Quote all of the data exactly as given. Skip every picture it contains.

────────────────────

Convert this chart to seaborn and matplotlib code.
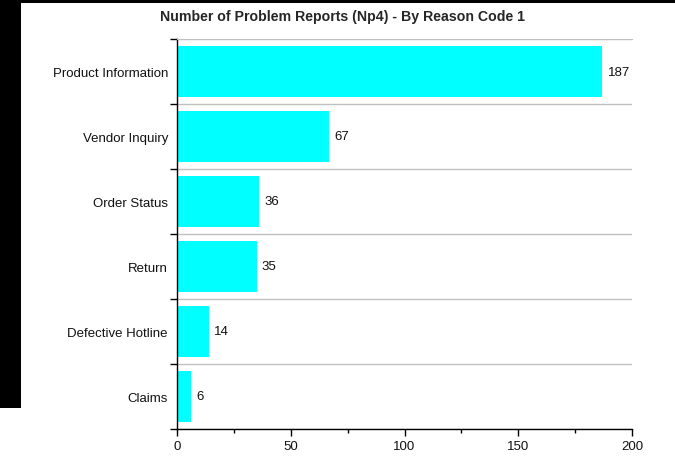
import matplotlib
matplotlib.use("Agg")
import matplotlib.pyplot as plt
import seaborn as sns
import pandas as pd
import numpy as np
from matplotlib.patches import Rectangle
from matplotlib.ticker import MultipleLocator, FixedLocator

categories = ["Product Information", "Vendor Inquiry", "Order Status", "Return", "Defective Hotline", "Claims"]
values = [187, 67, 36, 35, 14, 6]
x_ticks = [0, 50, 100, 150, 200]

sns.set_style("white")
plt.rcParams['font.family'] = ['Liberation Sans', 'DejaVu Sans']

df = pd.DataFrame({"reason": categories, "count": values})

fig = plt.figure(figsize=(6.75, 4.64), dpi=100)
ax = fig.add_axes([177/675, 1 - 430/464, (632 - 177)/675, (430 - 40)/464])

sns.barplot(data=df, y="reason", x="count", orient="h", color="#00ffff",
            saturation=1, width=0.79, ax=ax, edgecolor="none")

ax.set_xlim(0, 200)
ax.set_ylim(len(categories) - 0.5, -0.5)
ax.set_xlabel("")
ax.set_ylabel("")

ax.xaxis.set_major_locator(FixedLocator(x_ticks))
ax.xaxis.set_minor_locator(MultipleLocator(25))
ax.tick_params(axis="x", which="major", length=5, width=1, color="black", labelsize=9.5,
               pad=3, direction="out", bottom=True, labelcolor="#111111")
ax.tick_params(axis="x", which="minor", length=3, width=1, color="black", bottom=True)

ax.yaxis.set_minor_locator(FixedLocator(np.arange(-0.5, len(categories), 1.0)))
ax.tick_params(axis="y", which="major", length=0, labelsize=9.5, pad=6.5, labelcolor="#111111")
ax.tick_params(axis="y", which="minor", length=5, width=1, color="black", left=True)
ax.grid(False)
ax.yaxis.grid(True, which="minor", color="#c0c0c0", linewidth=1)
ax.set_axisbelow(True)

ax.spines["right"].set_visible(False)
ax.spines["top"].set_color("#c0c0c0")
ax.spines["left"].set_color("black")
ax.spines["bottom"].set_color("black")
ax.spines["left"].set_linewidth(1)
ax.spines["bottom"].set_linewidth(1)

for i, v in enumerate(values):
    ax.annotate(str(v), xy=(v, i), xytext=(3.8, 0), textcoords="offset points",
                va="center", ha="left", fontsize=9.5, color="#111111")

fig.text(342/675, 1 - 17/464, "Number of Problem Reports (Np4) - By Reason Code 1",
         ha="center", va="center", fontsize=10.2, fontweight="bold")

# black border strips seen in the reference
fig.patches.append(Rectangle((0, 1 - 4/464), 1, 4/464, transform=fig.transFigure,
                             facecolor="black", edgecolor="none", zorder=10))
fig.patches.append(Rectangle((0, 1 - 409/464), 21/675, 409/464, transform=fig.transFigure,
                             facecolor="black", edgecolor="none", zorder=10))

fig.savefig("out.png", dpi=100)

────────────────────

Solution:
Convert this chart to seaborn and matplotlib code.
import matplotlib
matplotlib.use("Agg")
import matplotlib.pyplot as plt
import seaborn as sns
import pandas as pd
import numpy as np
from matplotlib.patches import Rectangle
from matplotlib.ticker import MultipleLocator, FixedLocator

categories = ["Product Information", "Vendor Inquiry", "Order Status", "Return", "Defective Hotline", "Claims"]
values = [187, 67, 36, 35, 14, 6]
x_ticks = [0, 50, 100, 150, 200]

sns.set_style("white")
plt.rcParams['font.family'] = ['Liberation Sans', 'DejaVu Sans']

df = pd.DataFrame({"reason": categories, "count": values})

fig = plt.figure(figsize=(6.75, 4.64), dpi=100)
ax = fig.add_axes([177/675, 1 - 430/464, (632 - 177)/675, (430 - 40)/464])

sns.barplot(data=df, y="reason", x="count", orient="h", color="#00ffff",
            saturation=1, width=0.79, ax=ax, edgecolor="none")

ax.set_xlim(0, 200)
ax.set_ylim(len(categories) - 0.5, -0.5)
ax.set_xlabel("")
ax.set_ylabel("")

ax.xaxis.set_major_locator(FixedLocator(x_ticks))
ax.xaxis.set_minor_locator(MultipleLocator(25))
ax.tick_params(axis="x", which="major", length=5, width=1, color="black", labelsize=9.5,
               pad=3, direction="out", bottom=True, labelcolor="#111111")
ax.tick_params(axis="x", which="minor", length=3, width=1, color="black", bottom=True)

ax.yaxis.set_minor_locator(FixedLocator(np.arange(-0.5, len(categories), 1.0)))
ax.tick_params(axis="y", which="major", length=0, labelsize=9.5, pad=6.5, labelcolor="#111111")
ax.tick_params(axis="y", which="minor", length=5, width=1, color="black", left=True)
ax.grid(False)
ax.yaxis.grid(True, which="minor", color="#c0c0c0", linewidth=1)
ax.set_axisbelow(True)

ax.spines["right"].set_visible(False)
ax.spines["top"].set_color("#c0c0c0")
ax.spines["left"].set_color("black")
ax.spines["bottom"].set_color("black")
ax.spines["left"].set_linewidth(1)
ax.spines["bottom"].set_linewidth(1)

for i, v in enumerate(values):
    ax.annotate(str(v), xy=(v, i), xytext=(3.8, 0), textcoords="offset points",
                va="center", ha="left", fontsize=9.5, color="#111111")

fig.text(342/675, 1 - 17/464, "Number of Problem Reports (Np4) - By Reason Code 1",
         ha="center", va="center", fontsize=10.2, fontweight="bold")

# black border strips seen in the reference
fig.patches.append(Rectangle((0, 1 - 4/464), 1, 4/464, transform=fig.transFigure,
                             facecolor="black", edgecolor="none", zorder=10))
fig.patches.append(Rectangle((0, 1 - 409/464), 21/675, 409/464, transform=fig.transFigure,
                             facecolor="black", edgecolor="none", zorder=10))

fig.savefig("out.png", dpi=100)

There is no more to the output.